Re: [PATCH 7/9] x86/intel_rdt: Implement scheduling support for Intel RDT

From: Andy Lutomirski
Date: Thu Aug 06 2015 - 19:03:21 EST


On 08/06/2015 02:55 PM, Vikas Shivappa wrote:
Adds support for IA32_PQR_ASSOC MSR writes during task scheduling. For
Cache Allocation, MSR write would let the task fill in the cache
'subset' represented by the task's intel_rdt cgroup cache_mask.
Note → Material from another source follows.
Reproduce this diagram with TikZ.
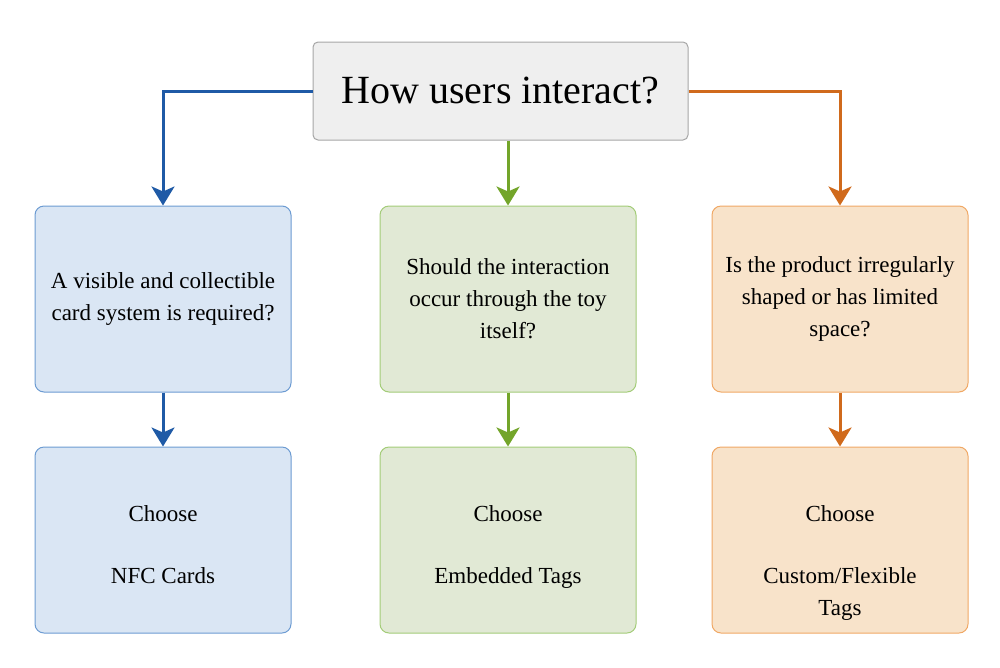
\documentclass[tikz,border=0pt]{standalone}
\usepackage{fontspec}
\setmainfont{Liberation Serif}
\usetikzlibrary{positioning}
\usetikzlibrary{arrows.meta}

\definecolor{topfill}{HTML}{EFEFEF}
\definecolor{topline}{HTML}{A6A6A6}
\definecolor{bluefill}{HTML}{DAE6F4}
\definecolor{blueline}{HTML}{6C9BD2}
\definecolor{bluearrow}{HTML}{1F5AA6}
\definecolor{greenfill}{HTML}{E1E9D5}
\definecolor{greenline}{HTML}{A3CC78}
\definecolor{greenarrow}{HTML}{73A52A}
\definecolor{orangefill}{HTML}{F8E3CA}
\definecolor{orangeline}{HTML}{F0A865}
\definecolor{orangearrow}{HTML}{D06A1C}

\begin{document}
\begin{tikzpicture}[x=1pt, y=1pt, font=\fontsize{23}{32}\selectfont,
    box/.style={draw, line width=1pt, rounded corners=9pt, minimum width=256pt,
        minimum height=186pt, align=center, inner sep=0pt},
    choice/.style={anchor=north, align=center, inner sep=0pt},
    flow/.style={draw=#1, line width=3pt,
        -{Stealth[length=19pt, width=23pt, inset=5pt, fill=#1]}}]

\useasboundingbox (0,0) rectangle (1000,-667);

\node[draw=topline, fill=topfill, line width=1pt, rounded corners=5pt,
    minimum width=375pt, minimum height=98pt, inner sep=0pt,
    font=\fontsize{40}{48}\selectfont] (top) at (500.5,-91) {How users interact?};

\node[box, draw=blueline, fill=bluefill] (q1) at (163,-299)
    {A visible and collectible\\card system is required?};
\node[box, draw=greenline, fill=greenfill] (q2) at (508,-299)
    {Should the interaction\\occur through the toy\\itself?};
\node[box, draw=orangeline, fill=orangefill] (q3) at (840,-299)
    {Is the product irregularly\\shaped or has limited\\space?};

\node[box, draw=blueline, fill=bluefill, below=54pt of q1] (c1) {};
\node[box, draw=greenline, fill=greenfill, below=54pt of q2] (c2) {};
\node[box, draw=orangeline, fill=orangefill, below=54pt of q3] (c3) {};

\node[choice] (c1txt) at ([yshift=-59pt]c1.north) {Choose\\[30pt]NFC Cards};
\node[choice] (c2txt) at ([yshift=-59pt]c2.north) {Choose\\[30pt]Embedded Tags};
\node[choice] (c3txt) at ([yshift=-59pt]c3.north) {Choose\\[30pt]Custom/Flexible\\Tags};

\draw[flow=bluearrow] (top.west) -| (q1.north);
\draw[flow=greenarrow] (top.south -| q2.north) -- (q2.north);
\draw[flow=orangearrow] (top.east) -| (q3.north);

\draw[flow=bluearrow] (q1) -- (c1);
\draw[flow=greenarrow] (q2) -- (c2);
\draw[flow=orangearrow] (q3) -- (c3);

\end{tikzpicture}
\end{document}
The high 32 bits in the per processor MSR IA32_PQR_ASSOC represents the
CLOSid. During context switch kernel implements this by writing the
CLOSid of the cgroup to which the task belongs to the CPU's
IA32_PQR_ASSOC MSR.

This patch also implements a common software cache for IA32_PQR_MSR
(RMID 0:9, CLOSId 32:63) to be used by both Cache monitoring (CMT) and
Cache allocation. CMT updates the RMID where as cache_alloc updates the
CLOSid in the software cache. During scheduling when the new RMID/CLOSid
value is different from the cached values, IA32_PQR_MSR is updated.
Since the measured rdmsr latency for IA32_PQR_MSR is very high (~250
cycles) this software cache is necessary to avoid reading the MSR to
compare the current CLOSid value.

The following considerations are done for the PQR MSR write so that it
minimally impacts scheduler hot path:
- This path does not exist on any non-intel platforms.
- On Intel platforms, this would not exist by default unless CGROUP_RDT
is enabled.
- remains a no-op when CGROUP_RDT is enabled and intel SKU does not
support the feature.
- When feature is available and enabled, never does MSR write till the
user manually creates a cgroup directory *and* assigns a cache_mask
different from root cgroup directory. Since the child node inherits
the parents cache mask, by cgroup creation there is no scheduling hot
path impact from the new cgroup.
- MSR write is only done when there is a task with different Closid is
scheduled on the CPU. Typically if the task groups are bound to be
scheduled on a set of CPUs, the number of MSR writes is greatly
reduced.
- A per CPU cache of CLOSids is maintained to do the check so that we
dont have to do a rdmsr which actually costs a lot of cycles.
- For cgroup directories having same cache_mask the CLOSids are reused.
This minimizes the number of CLOSids used and hence reduces the MSR
write frequency.

What happens if a user process sets a painfully restrictive CLOS and then spends most of its time in the kernel doing work on behalf of unrelated tasks? Does performance suck?